I’m going to ask each of you to do something today. Not for me but for you. Sit down and write a note, text, email, letter, etc ... to a coach or teacher who really made an impact on you. All of us have someone or several someones who have.
Saturday morning Estero High School track and cross country coach Jeff Sommer died of unknown causes. The Naples Daily News reported that it happened during his girls 4x800-meter relay squad state title win at the Florida state track meet.
Why am I writing about a guy from Southwest Florida? Because Sommer impacted my life and the lives of several hundred if not thousands of kids.
You may not know Jeff Sommer, but you know someone like him.
In 20 years of sports writing I’ve met plenty of tough-love coaches. Most of them are quite familiar with the tough part and occasionally familiar with the latter.
I remember watching an intense interval track workout in sticky, sweltering August weather. His cross country squad had captured the 1997 state crown by the narrowest of margins and he didn’t think his charges were having a good workout.
After the next to last interval, one of the runners slumped to the ground. Sommer waited, staring intensely, or at least I think so, because he almost always wore sunglasses. As much to shield the sun as to shield his athletes from the withering glare he could deliver.
After about 30 seconds, he tore into his runners. Not because they weren’t hitting their times, but because not one of them had gone over to help their teammate.
While Sommer never actually coached me, I covered Estero High School when I became the Bontia Banner’s Sports Editor. I was young and still had the crazy dream of recapturing some of my former running glory.
I ran some workouts with his teams. It wasn’t easy. I got smoked by most of the boys, at least the good ones. And he didn’t let up on me.
If I was slacking, he let me know it.
But a few months later when I had a softball-sized tumor cut out of my left hip and he saw me watching practice while utilizing a pair of crutches, he made sure to come talk to me.
He asked how I was doing and immediately started talking with me about my rehab plan and wondering how long it would be before I could run with the kids again. In short, he cared.
The man could deliver the most amazing pre-game pep talks.
I got to witness one, but rumor has it I didn’t see some of the best.
In fact, the Estero girls soccer coach asked Sommer to give a pregame speech four times in four years. Each speech came before a game the Wildcats had to win to reach the state playoffs. Each time, they were decided underdogs. Each time, they won.
Let me put it this way. If I had to pick one person to give the perfect pregame or halftime speech to send a team out on the field ready to do anything it took to win, I’d call Sommer.

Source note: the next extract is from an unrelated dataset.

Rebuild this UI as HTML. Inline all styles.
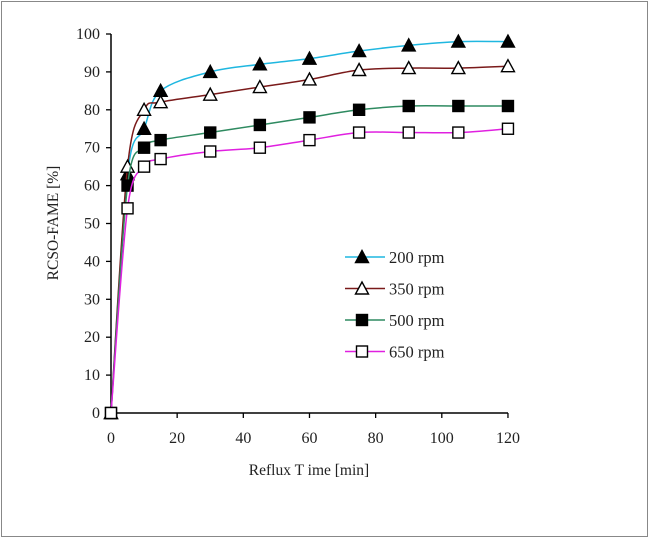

When I covered Estero, Sommer still ran with the kids. And I’m not talking jogging around in the back of the pack. He ran hard. He didn’t win, but he worked and sweated with his athletes. He didn’t give them the chance to complain, because he did the exact same stuff they were supposed to do only he was about 25 years older.

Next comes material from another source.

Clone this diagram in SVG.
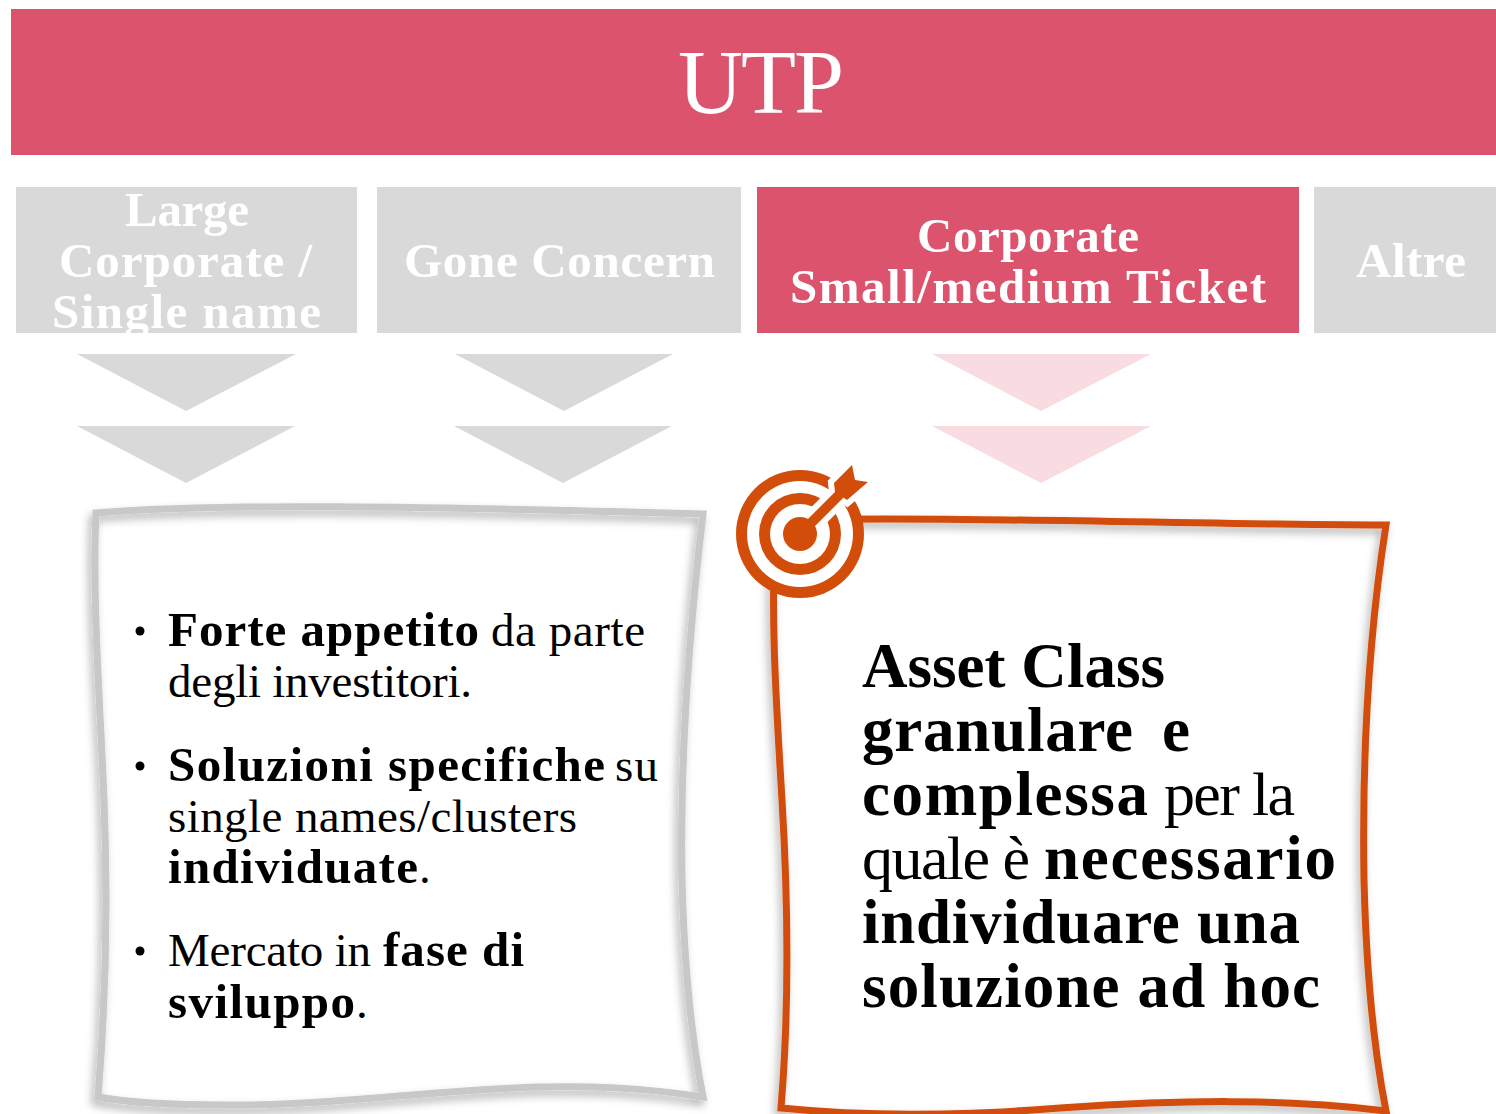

I was also there in his hospital room a couple of years later after he suffered a heart attack during a 10-mile training run. It scared the heck out him, his family, his athletes and me. How a guy who was running 30- to 40-mile weeks and turning great times could almost die, shocked us all.
The doctors said it was hereditary. He had a blockage and if he hadn’t been in as good of shape, he would’ve died. He changed his eating habits. He got a new lease on life.

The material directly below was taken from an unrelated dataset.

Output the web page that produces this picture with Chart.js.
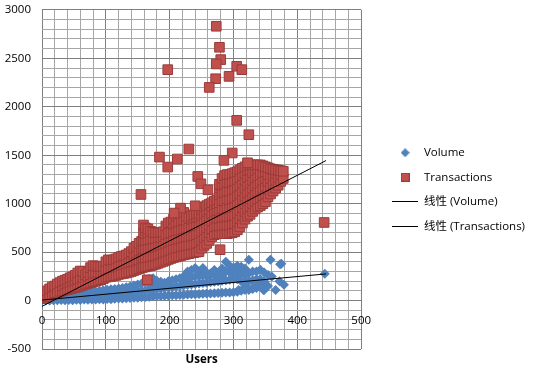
<!DOCTYPE html>
<html>
<head>
<meta charset="utf-8">
<script src="https://cdn.jsdelivr.net/npm/chart.js@4.4.1/dist/chart.umd.min.js"></script>
<style>
  html, body { margin: 0; padding: 0; background: #fff; }
  canvas { display: block; }
</style>
</head>
<body>
<canvas id="chart" width="536" height="374"></canvas>
<script>
// [users, value] pairs
const volumePoints = [
  [0,0],[0,8],[6,2],[6,14],[12,0],[12,20],[18,4],[18,28],[24,2],[24,34],[30,5],[30,40],
  [36,3],[36,30],[36,48],[42,6],[42,34],[42,55],[48,4],[48,38],[48,60],[54,8],[54,42],[54,66],
  [60,6],[60,44],[60,72],[66,10],[66,48],[66,78],[72,8],[72,50],[72,84],[78,12],[78,52],[78,90],
  [84,10],[84,55],[84,95],[90,14],[90,58],[90,100],[96,12],[96,60],[96,106],[102,16],[102,62],[102,112],
  [108,14],[108,65],[108,116],[114,18],[114,68],[114,120],[120,20],[120,70],[120,125],[126,22],[126,75],[126,130],
  [132,24],[132,80],[132,138],[138,26],[138,85],[138,145],[144,28],[144,90],[144,155],[150,30],[150,95],[150,165],
  [156,34],[156,100],[156,175],[162,38],[162,105],[162,190],[168,40],[168,110],[168,170],[168,225],
  [174,44],[174,115],[174,175],[174,230],[180,46],[180,120],[180,180],[180,205],[186,48],[186,125],[186,180],[186,195],
  [192,50],[192,130],[192,185],[198,52],[198,135],[198,200],[204,54],[204,140],[204,210],[210,56],[210,145],[210,220],
  [216,58],[216,150],[216,230],[222,60],[222,155],[222,210],[222,250],[228,62],[228,160],[228,230],[228,300],
  [234,64],[234,165],[234,240],[234,315],[240,66],[240,170],[240,250],[240,335],[246,68],[246,175],[246,250],[246,300],
  [252,70],[252,180],[252,260],[252,335],[258,72],[258,185],[258,250],[258,290],[264,74],[264,190],[264,260],[264,280],
  [270,76],[270,195],[270,260],[270,315],[276,78],[276,200],[276,270],[276,285],[282,80],[282,205],[282,270],[282,330],
  [288,82],[288,210],[288,300],[288,400],[294,84],[294,215],[294,290],[294,360],[300,86],[300,220],[300,280],[300,340],
  [306,90],[306,220],[306,290],[306,360],[312,100],[312,200],[312,280],[312,350],[318,110],[318,190],[318,260],[318,330],
  [324,110],[324,200],[324,283],[324,420],[330,120],[330,210],[330,300],[336,130],[336,220],[336,300],
  [342,145],[342,220],[342,317],[348,110],[348,200],[348,290],[354,150],[354,265],[358,420],[360,248],
  [366,110],[372,200],[373,376],[375,379],[379,162],[347,110],[308,110],[319,145],[332,145],[339,196],
  [443,276]
];

const transactionPoints = [
  [0,20],[0,60],[4,30],[4,80],[8,40],[8,100],[12,55],[12,120],[16,65],[16,140],[20,80],[20,150],
  [24,85],[24,170],[28,95],[28,185],[32,100],[32,150],[32,200],[36,108],[36,170],[36,210],
  [40,115],[40,180],[40,220],[44,120],[44,190],[44,235],[48,128],[48,200],[48,245],[52,135],[52,210],[52,260],
  [56,140],[56,220],[56,285],[60,150],[60,230],[60,305],[64,160],[64,240],[64,300],[68,170],[68,265],
  [72,178],[72,250],[72,290],[76,185],[76,265],[76,340],[80,195],[80,280],[80,360],[84,200],[84,285],[84,355],
  [88,208],[88,290],[88,350],[92,215],[92,290],[92,350],[96,225],[96,300],[96,355],[100,240],[100,320],[100,400],
  [104,245],[104,330],[104,420],[108,250],[108,335],[108,415],[112,255],[112,340],[112,420],[116,260],[116,345],[116,430],
  [120,270],[120,355],[120,445],[124,275],[124,365],[124,455],[128,280],[128,370],[128,460],[132,285],[132,380],[132,470],
  [136,292],[136,390],[136,485],[140,300],[140,400],[140,505],[144,310],[144,400],[144,480],[144,540],
  [148,320],[148,410],[148,490],[148,560],[152,330],[152,420],[152,510],[152,590],[156,340],[156,430],[156,520],[156,610],
  [159,345],[159,440],[159,530],[159,620],[159,700],[159,780],[162,348],[162,440],[162,530],[162,620],[162,690],[162,750],
  [166,355],[166,445],[166,535],[166,625],[166,700],[166,740],[170,360],[170,450],[170,540],[170,630],[170,715],
  [174,368],[174,455],[174,545],[174,635],[174,705],[178,375],[178,460],[178,550],[178,640],[178,700],
  [182,385],[182,470],[182,560],[182,650],[182,700],[186,395],[186,480],[186,570],[186,650],[186,700],
  [190,405],[190,490],[190,580],[190,660],[190,710],[194,415],[194,500],[194,590],[194,680],[194,770],
  [198,425],[198,510],[198,600],[198,690],[198,800],[202,435],[202,520],[202,610],[202,700],[202,810],
  [206,445],[206,530],[206,620],[206,710],[206,790],[206,840],[210,450],[210,540],[210,630],[210,720],[210,800],[210,870],
  [214,458],[214,545],[214,635],[214,725],[214,810],[214,895],[218,465],[218,550],[218,640],[218,730],[218,820],[218,915],
  [222,472],[222,560],[222,650],[222,740],[222,830],[222,910],[226,478],[226,565],[226,655],[226,745],[226,830],[226,870],
  [230,485],[230,570],[230,660],[230,750],[230,850],[234,490],[234,575],[234,665],[234,755],[234,840],[234,870],
  [238,495],[238,580],[238,670],[238,760],[238,850],[238,885],[242,500],[242,590],[242,680],[242,770],[242,860],[242,895],
  [246,505],[246,600],[246,690],[246,780],[246,860],[246,905],[250,540],[250,620],[250,710],[250,800],[250,880],[250,940],
  [254,570],[254,650],[254,730],[254,820],[254,900],[254,965],[258,590],[258,670],[258,750],[258,840],[258,920],[258,980],
  [262,620],[262,700],[262,780],[262,860],[262,940],[262,995],[266,660],[266,740],[266,820],[266,900],[266,970],[266,1010],
  [270,680],[270,760],[270,840],[270,920],[270,990],[270,1025],[274,690],[274,770],[274,850],[274,930],[274,1000],[274,1040],
  [278,690],[278,770],[278,850],[278,930],[278,1010],[278,1090],[278,1160],[278,1200],
  [282,690],[282,775],[282,860],[282,945],[282,1030],[282,1110],[282,1190],[282,1260],
  [286,690],[286,775],[286,860],[286,945],[286,1030],[286,1115],[286,1200],[286,1290],
  [290,690],[290,780],[290,870],[290,960],[290,1050],[290,1130],[290,1220],[290,1300],
  [294,695],[294,780],[294,865],[294,950],[294,1040],[294,1130],[294,1215],[294,1300],
  [298,700],[298,785],[298,870],[298,960],[298,1050],[298,1140],[298,1225],[298,1310],
  [302,710],[302,795],[302,880],[302,970],[302,1060],[302,1150],[302,1235],[302,1320],
  [306,730],[306,815],[306,900],[306,990],[306,1080],[306,1170],[306,1250],[306,1330],
  [310,760],[310,845],[310,930],[310,1015],[310,1100],[310,1185],[310,1270],[310,1350],
  [314,800],[314,880],[314,960],[314,1045],[314,1130],[314,1210],[314,1290],[314,1365],
  [318,840],[318,920],[318,1000],[318,1080],[318,1160],[318,1240],[318,1310],[318,1380],
  [322,870],[322,950],[322,1030],[322,1110],[322,1190],[322,1270],[322,1340],[322,1395],
  [326,890],[326,970],[326,1050],[326,1130],[326,1210],[326,1290],[326,1350],[326,1400],
  [330,920],[330,1000],[330,1080],[330,1160],[330,1240],[330,1320],[330,1400],
  [334,945],[334,1025],[334,1105],[334,1185],[334,1265],[334,1340],[334,1400],
  [338,965],[338,1045],[338,1125],[338,1205],[338,1285],[338,1360],[338,1400],
  [342,980],[342,1060],[342,1140],[342,1220],[342,1300],[342,1400],
  [346,1000],[346,1080],[346,1160],[346,1240],[346,1320],[346,1390],
  [350,1020],[350,1100],[350,1180],[350,1260],[350,1330],[350,1380],
  [354,1070],[354,1150],[354,1230],[354,1300],[354,1370],[358,1100],[358,1180],[358,1260],[358,1360],
  [362,1130],[362,1210],[362,1290],[362,1355],[366,1160],[366,1240],[366,1310],[366,1350],
  [370,1190],[370,1270],[370,1345],[374,1230],[374,1300],[374,1340],[378,1260],[378,1335],
  // scattered ones
  [442,806],[155,1095],[197,2383],[273,2831],[278,2614],[280,2487],[273,2442],[305,2418],[313,2383],
  [293,2314],[272,2290],[262,2200],[305,1860],[324,1712],[230,1564],[184,1481],[212,1461],[197,1378],
  [298,1523],[285,1447],[322,1422],[244,1281],[249,1205],[260,1143],[240,978],[217,954],[207,903],
  [165,214],[279,525]
];

// linear trend lines, ends
const trendUsers = [0, 445];
const trendVolume = [5, 275];
const trendTransactions = [-60, 1445];

const labels = ['Volume', 'Transactions', '线性 (Volume)', '线性 (Transactions)'];

const FONT = "'Open Sans', 'Noto Sans CJK SC', sans-serif";
const MAJOR = '#7f7f7f';
const MINOR = '#a6a6a6';

function toXY(pairs) {
    return pairs.map(p => ({x: p[0], y: p[1]}));
}

function makeIcon(w, h, draw) {
    const c = document.createElement('canvas');
    c.width = w;
    c.height = h;
    draw(c.getContext('2d'));
    return c;
}

const diamondIcon = makeIcon(9, 9, g => {
    g.fillStyle = '#4f81bd';
    g.beginPath();
    g.moveTo(4.5, 0); g.lineTo(9, 4.5); g.lineTo(4.5, 9); g.lineTo(0, 4.5);
    g.closePath();
    g.fill();
});
const squareIcon = makeIcon(9, 9, g => {
    g.fillStyle = '#c0504d';
    g.fillRect(0, 0, 9, 9);
    g.strokeStyle = '#9b3b38';
    g.strokeRect(0.5, 0.5, 8, 8);
});
const lineIcon = makeIcon(26, 1, g => {
    g.fillStyle = '#000';
    g.fillRect(0, 0, 26, 1);
});
const legendIcons = [diamondIcon, squareIcon, lineIcon, lineIcon];

const ctx = document.getElementById('chart').getContext('2d');
new Chart(ctx, {
    type: 'scatter',
    data: {
        datasets: [
            {
                label: labels[0],
                data: toXY(volumePoints),
                pointStyle: 'rectRot',
                pointRadius: 5,
                backgroundColor: '#4f81bd',
                borderColor: '#4f81bd',
                borderWidth: 0,
                order: 2
            },
            {
                label: labels[1],
                data: toXY(transactionPoints),
                pointStyle: 'rect',
                pointRadius: 6.8,
                backgroundColor: '#c0504d',
                borderColor: '#9b3b38',
                borderWidth: 1,
                order: 1
            },
            {
                label: labels[2],
                data: trendUsers.map((u, i) => ({x: u, y: trendVolume[i]})),
                showLine: true,
                pointRadius: 0,
                borderColor: '#000',
                borderWidth: 1,
                order: 0
            },
            {
                label: labels[3],
                data: trendUsers.map((u, i) => ({x: u, y: trendTransactions[i]})),
                showLine: true,
                pointRadius: 0,
                borderColor: '#000',
                borderWidth: 1,
                order: 0
            }
        ]
    },
    options: {
        responsive: false,
        animation: false,
        devicePixelRatio: 1,
        layout: {padding: {top: 5, right: 1, bottom: 0, left: 0}},
        scales: {
            x: {
                type: 'linear',
                axis: 'x',
                position: {y: 0},
                min: 0,
                max: 500,
                border: {display: false},
                grid: {
                    color: c => (c.tick && c.tick.value % 100 === 0) ? MAJOR : MINOR,
                    drawTicks: false
                },
                ticks: {
                    stepSize: 20,
                    autoSkip: false,
                    maxRotation: 0,
                    padding: 13,
                    color: '#000',
                    font: {family: FONT, size: 11.5},
                    callback: v => (v % 100 === 0 ? v : '')
                }
            },
            x2: {
                type: 'linear',
                axis: 'x',
                position: 'bottom',
                min: 0,
                max: 500,
                grid: {display: false},
                border: {display: false},
                ticks: {display: false},
                title: {
                    display: true,
                    text: 'Users',
                    color: '#000',
                    font: {family: FONT, size: 11.5, weight: 'bold'},
                    padding: {top: 0, bottom: 7}
                },
                afterFit: s => { s.height = 25; }
            },
            y: {
                type: 'linear',
                axis: 'y',
                position: 'left',
                min: -500,
                max: 3000,
                border: {display: false},
                grid: {
                    color: c => (c.tick && c.tick.value % 500 === 0) ? MAJOR : MINOR,
                    drawTicks: true,
                    tickLength: 8,
                    tickColor: 'rgba(0,0,0,0)'
                },
                ticks: {
                    stepSize: 100,
                    autoSkip: false,
                    padding: 3,
                    color: '#000',
                    font: {family: FONT, size: 11.5},
                    callback: v => (v % 500 === 0 ? v : '')
                },
                afterFit: s => { s.width = 42; }
            },
            y2: {
                type: 'linear',
                axis: 'y',
                position: 'right',
                min: 0,
                max: 1,
                grid: {display: false},
                border: {display: false},
                ticks: {display: false},
                afterFit: s => { s.width = 18; }
            }
        },
        plugins: {
            tooltip: {enabled: false},
            legend: {
                position: 'right',
                maxWidth: 220,
                labels: {
                    usePointStyle: true,
                    pointStyleWidth: 26,
                    padding: 13,
                    color: '#000',
                    font: {family: FONT, size: 11.5},
                    generateLabels: chart => chart.data.datasets.map((ds, i) => ({
                        text: ds.label,
                        pointStyle: legendIcons[i],
                        datasetIndex: i,
                        fontColor: '#000',
                        fillStyle: 'transparent',
                        strokeStyle: 'transparent',
                        lineWidth: 0,
                        hidden: false
                    }))
                }
            }
        }
    }
});
</script>
</body>
</html>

In all honesty, I could tell another half dozen stories about him, and I’m sure there are tons of others who could do the same.
In some ways it seems fitting, that if he were to pass on it would come as he implored his athletes to win a state title. What isn’t fitting is so many of us who he influenced didn’t get to say goodbye.
A few years ago, I dropped him a line congratulating him on winning another state title. As usual, he brushed it off talking about how much it meant to the kids. I have no clue how many state rings he has, but he’d never tell you.
It wasn’t about hardware, trophies or titles with him. It was about making kids better and helping them reach their potential.
One last story sticks out in my mind.
Sommer talked about one of his freshman runners getting lapped in the district two mile. An opposing coach had tried to pull the kid off the track. Sommer refused, saying the kid should get to finish the race.
The kid worked hard and by the time he was a senior, he was lapping kids as he won the district two mile and played a key role on that state championship cross country team. That made Sommer happier than any ring ever would.
He closed out his message to me by saying I was the man and he appreciated everything I did for him and his teams.
And I close this out by writing what I wish I could have written to him.
No coach. You are the man. Thank you for all you’ve done for the kids and thank you for all you did for me. Maybe this will get me off my rear and running again, and I know that would put a big smile on your face.
Now it’s your turn. Write that note, now. Because if you don’t do it now, you may not get the chance later.